• DIRECTIONS:
Return the lines below exactly, from the first line to the line that contains "ARCA) - Drawdown". Leave out pictures.

• MATERIAL PROVIDED:
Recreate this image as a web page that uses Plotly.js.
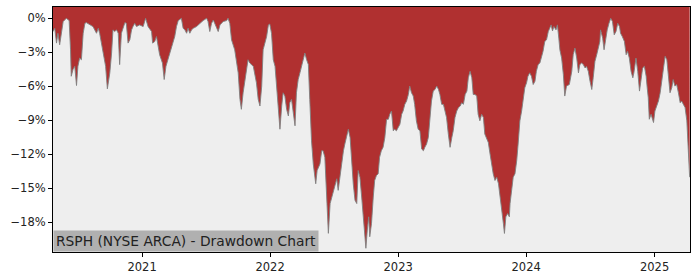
<!DOCTYPE html>
<html>
<head>
<meta charset="utf-8">
<script src="https://cdn.plot.ly/plotly-3.0.1.min.js"></script>
<style>
  html, body { margin: 0; padding: 0; background: #ffffff; }
  #chart { width: 700px; height: 280px; }
</style>
</head>
<body>
<div id="chart"></div>
<script>
// ---- Data ----
const chartTitle = "RSPH (NYSE ARCA) - Drawdown Chart";

const dates = [
  "2020-04-22","2020-04-27","2020-05-02","2020-05-06","2020-05-11","2020-05-16","2020-05-21","2020-05-30",
  "2020-06-07","2020-06-11","2020-06-13","2020-06-18","2020-06-23","2020-06-28","2020-07-02","2020-07-07",
  "2020-07-12","2020-07-17","2020-07-22","2020-07-26","2020-08-05","2020-08-14","2020-08-24","2020-08-29",
  "2020-09-02","2020-09-07","2020-09-14","2020-09-19","2020-09-24","2020-10-01","2020-10-06","2020-10-10",
  "2020-10-15","2020-10-20","2020-10-25","2020-10-29","2020-11-03","2020-11-08","2020-11-13","2020-11-17",
  "2020-11-22","2020-11-27","2020-12-02","2020-12-06","2020-12-11","2020-12-16","2020-12-25",
  "2021-01-04","2021-01-11","2021-01-18","2021-01-28","2021-01-31","2021-02-06","2021-02-11","2021-02-16",
  "2021-02-20","2021-02-28","2021-03-05","2021-03-10","2021-03-16","2021-03-26","2021-04-04","2021-04-09",
  "2021-04-14","2021-04-23","2021-04-28","2021-05-03","2021-05-08","2021-05-12","2021-05-17","2021-05-22",
  "2021-05-27","2021-06-05","2021-06-15","2021-06-24","2021-07-04","2021-07-08","2021-07-13","2021-07-18",
  "2021-07-23","2021-07-27","2021-08-01","2021-08-06","2021-08-11","2021-08-20","2021-08-30","2021-09-03",
  "2021-09-08","2021-09-13","2021-09-22","2021-10-02","2021-10-07","2021-10-11","2021-10-16","2021-10-21",
  "2021-10-26","2021-10-30","2021-11-04","2021-11-14","2021-11-23","2021-11-28","2021-12-03","2021-12-08",
  "2021-12-12","2021-12-22","2021-12-27","2021-12-31",
  "2022-01-05","2022-01-10","2022-01-15","2022-01-19","2022-01-24","2022-01-29","2022-02-03","2022-02-07",
  "2022-02-12","2022-02-17","2022-02-22","2022-02-26","2022-03-03","2022-03-08","2022-03-13","2022-03-17",
  "2022-03-22","2022-03-27","2022-04-01","2022-04-05","2022-04-10","2022-04-15","2022-04-20","2022-04-24",
  "2022-04-29","2022-05-04","2022-05-11","2022-05-15","2022-05-23","2022-05-28","2022-06-01","2022-06-06",
  "2022-06-11","2022-06-16","2022-06-21","2022-06-26","2022-06-30","2022-07-05","2022-07-10","2022-07-14",
  "2022-07-19","2022-07-24","2022-07-29","2022-08-02","2022-08-07","2022-08-12","2022-08-17","2022-08-21",
  "2022-08-26","2022-08-31","2022-09-05","2022-09-09","2022-09-14","2022-09-19","2022-09-24","2022-09-28",
  "2022-10-01","2022-10-05","2022-10-09","2022-10-12","2022-10-17","2022-10-22","2022-10-26","2022-10-31",
  "2022-11-05","2022-11-09","2022-11-14","2022-11-19","2022-11-24","2022-11-29","2022-12-04","2022-12-08",
  "2022-12-13","2022-12-18","2022-12-22","2022-12-27",
  "2023-01-01","2023-01-06","2023-01-11","2023-01-15","2023-01-20","2023-01-25","2023-01-30","2023-02-03",
  "2023-02-08","2023-02-13","2023-02-17","2023-02-22","2023-02-27","2023-03-04","2023-03-09","2023-03-14",
  "2023-03-18","2023-03-23","2023-03-28","2023-04-02","2023-04-06","2023-04-11","2023-04-16","2023-04-21",
  "2023-04-26","2023-04-30","2023-05-05","2023-05-10","2023-05-15","2023-05-19","2023-05-24","2023-05-29",
  "2023-06-03","2023-06-07","2023-06-12","2023-06-17","2023-06-22","2023-06-27","2023-07-01","2023-07-06",
  "2023-07-11","2023-07-16","2023-07-20","2023-07-25","2023-07-30","2023-08-03","2023-08-08","2023-08-13",
  "2023-08-17","2023-08-22","2023-08-27","2023-09-01","2023-09-05","2023-09-10","2023-09-15","2023-09-20",
  "2023-09-24","2023-09-29","2023-10-04","2023-10-09","2023-10-14","2023-10-18","2023-10-23","2023-10-28",
  "2023-10-31","2023-11-04","2023-11-09","2023-11-14","2023-11-16","2023-11-20","2023-11-25","2023-11-30",
  "2023-12-05","2023-12-09","2023-12-14","2023-12-19","2023-12-23","2023-12-28",
  "2024-01-02","2024-01-06","2024-01-11","2024-01-16","2024-01-21","2024-01-26","2024-01-30","2024-02-04",
  "2024-02-09","2024-02-14","2024-02-18","2024-02-23","2024-02-28","2024-03-04","2024-03-09","2024-03-12",
  "2024-03-16","2024-03-20","2024-03-26","2024-03-30","2024-04-03","2024-04-06","2024-04-11","2024-04-16",
  "2024-04-20","2024-04-25","2024-05-03","2024-05-10","2024-05-14","2024-05-19","2024-05-24","2024-05-29",
  "2024-06-02","2024-06-07","2024-06-12","2024-06-17","2024-06-21","2024-06-26","2024-07-01","2024-07-06",
  "2024-07-10","2024-07-15","2024-07-20","2024-07-25","2024-07-29","2024-07-31","2024-08-06","2024-08-10",
  "2024-08-15","2024-08-19","2024-08-24","2024-08-29","2024-09-03","2024-09-08","2024-09-13","2024-09-18",
  "2024-09-23","2024-09-26","2024-10-01","2024-10-07","2024-10-12","2024-10-16","2024-10-21","2024-10-26",
  "2024-10-31","2024-11-03","2024-11-09","2024-11-14","2024-11-19","2024-11-23","2024-11-28","2024-12-03",
  "2024-12-08","2024-12-11","2024-12-14","2024-12-17","2024-12-22","2024-12-29",
  "2025-01-02","2025-01-07","2025-01-12","2025-01-17","2025-01-21","2025-01-26","2025-01-31","2025-02-05",
  "2025-02-09","2025-02-14","2025-02-19","2025-02-23","2025-02-28","2025-03-05","2025-03-10","2025-03-15",
  "2025-03-19","2025-03-24","2025-03-29","2025-04-03","2025-04-08","2025-04-11"
];

const drawdownPct = [
  -1.17,-0.88,-2.19,-1.32,-2.34,-1.17,-0.29,0,
  -0.20,-2.78,-5.12,-4.53,-4.24,-5.94,-4.24,-3.51,
  -3.66,-1.32,-0.44,-0.38,-0.58,-0.73,-1.32,-0.88,
  -1.32,-2.19,-3.36,-4.24,-6.23,-4.82,-3.07,-1.02,
  -1.17,-1.02,-1.32,-4.09,-1.32,-0.73,-0.38,-0.44,
  -2.19,-1.90,-1.02,-0.73,-0.44,-0.73,-0.58,
  -0.73,0,-0.73,-1.17,-2.19,-2.05,-1.61,-2.49,
  -3.22,-3.95,-5.41,-4.24,-3.66,-2.49,-1.61,-0.73,
  -0.20,0,-0.88,-1.02,-1.32,-0.88,-1.32,-1.02,
  -0.88,-0.73,-0.44,-0.20,0,-0.29,-1.17,-0.44,
  -0.15,-0.44,-0.88,-1.17,-0.58,-0.29,-0.20,0,
  -0.44,-1.90,-2.78,-4.82,-7.16,-8.04,-6.58,-5.41,
  -4.53,-3.66,-3.95,-4.24,-5.70,-7.16,-7.75,-5.99,
  -2.78,-1.61,-0.58,-0.50,
  -1.32,-3.66,-4.24,-5.70,-8.04,-9.80,-7.75,-6.58,
  -6.87,-8.04,-8.63,-7.46,-7.16,-8.33,-9.50,-6.58,
  -5.41,-4.82,-4.09,-3.80,-3.07,-3.66,-4.09,-7.16,
  -10.82,-12.87,-14.62,-13.45,-12.87,-11.70,-11.70,-12.28,
  -15.79,-19.00,-16.37,-15.79,-15.20,-14.62,-14.18,-15.20,
  -14.04,-12.57,-11.70,-11.11,-10.53,-9.80,-10.53,-12.57,
  -14.62,-16.08,-16.37,-13.45,-14.04,-15.79,-17.54,-19.30,
  -20.32,-18.71,-17.54,-19.30,-18.13,-15.79,-14.33,-13.89,
  -13.74,-12.28,-11.70,-11.40,-10.53,-8.92,-8.92,-8.48,
  -8.19,-9.94,-9.80,-9.94,
  -9.65,-9.36,-8.48,-8.19,-7.60,-7.31,-6.73,-5.99,
  -6.58,-6.87,-7.60,-9.06,-9.80,-9.94,-11.55,-11.70,
  -11.40,-11.11,-10.53,-8.48,-7.31,-6.43,-6.29,-5.99,
  -6.29,-6.73,-7.60,-7.60,-8.19,-8.77,-10.23,-11.40,
  -10.53,-9.94,-8.77,-8.19,-7.89,-7.75,-7.46,-7.60,
  -6.73,-6.43,-5.26,-4.68,-5.26,-6.73,-6.73,-6.87,
  -8.48,-9.06,-8.48,-8.77,-10.23,-10.67,-10.97,-11.99,
  -12.87,-13.74,-14.33,-14.04,-14.62,-15.50,-16.67,-18.13,
  -19.01,-17.54,-17.25,-17.54,-16.37,-15.20,-14.04,-13.74,
  -12.57,-11.11,-9.06,-8.19,-7.02,-6.14,
  -5.70,-5.12,-4.82,-5.12,-5.85,-5.56,-4.68,-4.09,
  -3.95,-3.36,-2.92,-2.05,-1.90,-1.17,-0.88,-0.58,
  -1.11,-0.73,-1.02,-0.58,-1.75,-2.78,-3.51,-4.97,
  -6.87,-5.99,-5.85,-4.68,-3.22,-2.63,-3.51,-4.82,
  -4.09,-3.95,-4.09,-4.39,-4.24,-4.68,-5.56,-6.29,
  -5.26,-3.80,-3.22,-2.63,-2.05,-1.02,-1.75,-2.78,
  -1.75,-1.02,-0.44,0,-0.29,-1.46,-1.17,-0.44,
  -0.73,-1.32,-1.61,-2.05,-3.22,-2.92,-3.51,-4.68,
  -5.26,-4.82,-3.51,-4.68,-6.43,-5.56,-4.39,-4.24,
  -5.12,-6.14,-7.02,-8.92,-8.48,-9.21,
  -8.19,-7.75,-7.31,-6.58,-5.56,-4.09,-3.36,-3.66,
  -5.26,-6.58,-6.14,-5.41,-5.99,-5.85,-6.58,-7.46,
  -7.31,-7.60,-7.89,-9.06,-12.28,-14.04
];

const yTickValues = [0, -3, -6, -9, -12, -15, -18];
const yTickLabels = ["0%", "\u22123%", "\u22126%", "\u22129%", "\u221212%", "\u221215%", "\u221218%"];
const xTickValues = ["2021-01-01", "2022-01-01", "2023-01-01", "2024-01-01", "2025-01-01"];
const xTickLabels = ["2021", "2022", "2023", "2024", "2025"];

// Upper edge of the red band (above the visible top of the axis)
const fillCeiling = 5;

// ---- Chart ----
const ceilingTrace = {
  x: [dates[0], dates[dates.length - 1]],
  y: [fillCeiling, fillCeiling],
  type: "scatter",
  mode: "lines",
  line: { width: 0, color: "rgba(0,0,0,0)" },
  hoverinfo: "skip",
  showlegend: false
};

const ddTrace = {
  x: dates,
  y: drawdownPct,
  type: "scatter",
  mode: "lines",
  line: { color: "rgba(128,128,128,0.9)", width: 1 },
  fill: "tonexty",
  fillcolor: "#b03030",
  showlegend: false
};

const axisFont = { family: "DejaVu Sans, sans-serif", size: 11.5, color: "#222222" };

const layout = {
  width: 700,
  height: 280,
  margin: { l: 53, r: 10, t: 7, b: 28, pad: 0 },
  paper_bgcolor: "#ffffff",
  plot_bgcolor: "#eeeeee",
  showlegend: false,
  xaxis: {
    type: "date",
    range: ["2020-04-22", "2025-04-12"],
    tickmode: "array",
    tickvals: xTickValues,
    ticktext: xTickLabels,
    ticks: "outside",
    ticklen: 4,
    tickwidth: 1,
    tickcolor: "#000000",
    showline: true,
    linecolor: "#000000",
    linewidth: 1,
    mirror: true,
    showgrid: false,
    zeroline: false,
    tickfont: axisFont
  },
  yaxis: {
    range: [-20.65, 1.0],
    tickmode: "array",
    tickvals: yTickValues,
    ticktext: yTickLabels,
    ticks: "outside",
    ticklen: 4,
    tickwidth: 1,
    tickcolor: "#000000",
    showline: true,
    linecolor: "#000000",
    linewidth: 1,
    mirror: true,
    showgrid: false,
    zeroline: false,
    tickfont: axisFont
  },
  annotations: [{
    text: chartTitle,
    xref: "paper", yref: "paper",
    x: 0, y: 0,
    xanchor: "left", yanchor: "bottom",
    showarrow: false,
    bgcolor: "#b0b0b0",
    borderpad: 2,
    font: { family: "DejaVu Sans, sans-serif", size: 13.8, color: "#222222" }
  }]
};

Plotly.newPlot("chart", [ceilingTrace, ddTrace], layout, { staticPlot: true, displayModeBar: false });
</script>
</body>
</html>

• FINAL RESULT:
Recreate this image as a web page that uses Plotly.js.
<!DOCTYPE html>
<html>
<head>
<meta charset="utf-8">
<script src="https://cdn.plot.ly/plotly-3.0.1.min.js"></script>
<style>
  html, body { margin: 0; padding: 0; background: #ffffff; }
  #chart { width: 700px; height: 280px; }
</style>
</head>
<body>
<div id="chart"></div>
<script>
// ---- Data ----
const chartTitle = "RSPH (NYSE ARCA) - Drawdown Chart";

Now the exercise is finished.